Cities have been increasingly implementing measures to lessen the environmental impact of housing development and create more efficient dwellings. Smart growth is a new strategy for development which is being explored in many communities. It advocates the end of zoning (segregation of types of development), using green construction practices, repurposing old buildings, and considering the life cycle of a building. Green construction and LEED certifications are also increasingly being implemented to push developers toward more sustainable construction. LEED stands for Leadership in Energy and Environmental Design and is used globally. LEED advocates for conserving water and energy, using green materials during construction and renovation, and building in efficient locations.

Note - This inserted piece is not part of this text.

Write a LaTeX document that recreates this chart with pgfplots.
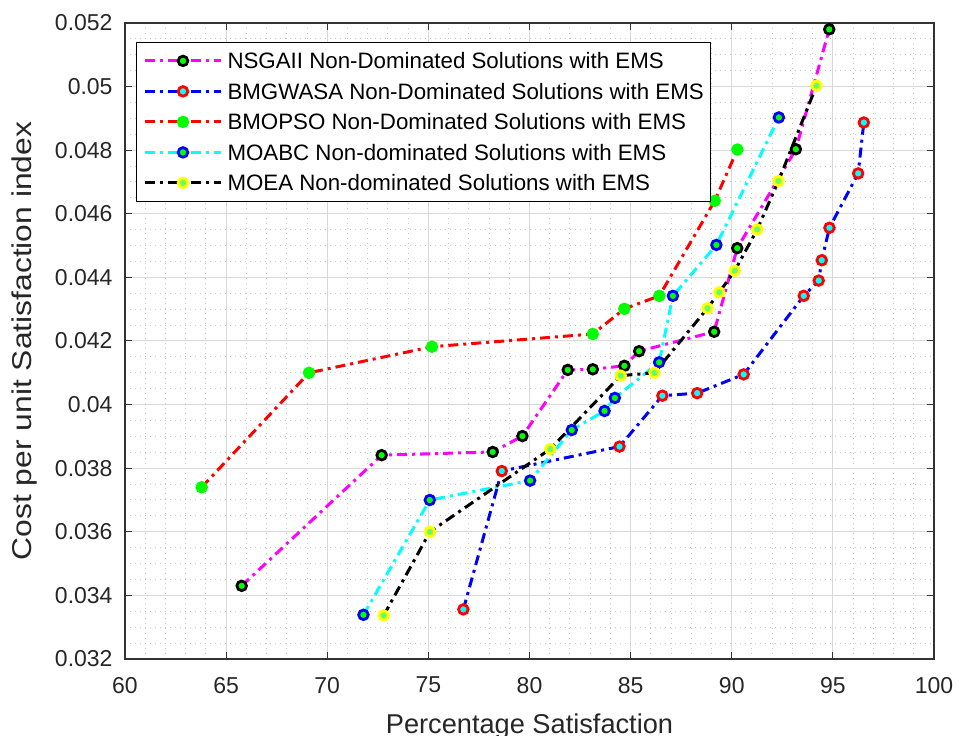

The Standard Zoning Act, implemented in the 1920s, aimed to “avoid an undue concentration of population”. Policies and acts like this are still widely in use and limit the amount of housing with walkability, or the ability to access resources without a vehicle. Smart growth aims to counter this by allowing re-zoning measures to develop mixed-use areas, improve walkability, and limit the need for transportation. Similarly, it advocates for housing to be inclusive of family and residence styles. This means allowing young adults, single adults, and older adults to have housing alongside family residences. Smart growth also pushes for smarter land use in developments. Many low-income residences are built in areas with minimal consideration for historical environmental patterns like flooding. This puts these residents at higher risk because they “have fewer resources to prepare for storms or flee to safer territory.”
Impact On Developers
Major cities like San Francisco and Boston have begun to implement smart growth ideas and LEED certification requirements. San Francisco requires that small residential buildings must have at least a 75-point score from Build It Green, high rises must have a similar score to small residential buildings or a silver LEED rating, commercial buildings must meet a Gold LEED rating. The more restrictive the requirements, the higher the cost of building. LEED certification can increase the overall construction cost by 4-11%. While incentives are used in many areas to push developers to meet these certifications, there is still a significant cost associated. These costs can deter development projects or get passed on to the consumer, both of which can be detrimental to the affordable housing supply.
Impact on Businesses, Homeowners, and Renters
Mixed zoning increases foot traffic, which benefits small businesses, and limits transportation costs and time. Removing density limits also allows for more residential spaces which can improve walkability and limit the amount of personal or public transportation that people rely on. Smart growth’s advocacy for considering environmental patterns creates residential and commercial buildings in areas that are more sustainable in the long-term and less costly in terms of insurance. Although LEED certifications increase development costs, which can increase costs in the short term, LEED certifications make energy, water, and other resource consumption more efficient, which can bring down prices in the long term. The issue moving forward will be finding the balance between the two so that energy-efficient dwellings can be accessible to all income levels.
Moving Forward
According to analysis from the Victoria Transport Policy Institute, “many of the reasons consumers cite for preferring suburban housing reflect social attributes, such as personal security, higher-quality public services (particularly schools) and greater property value security, rather than the physical attributes of sprawl.” All these reasons could be addressed within compact urban living while also allowing for public transportation, walkability, and protecting the environment.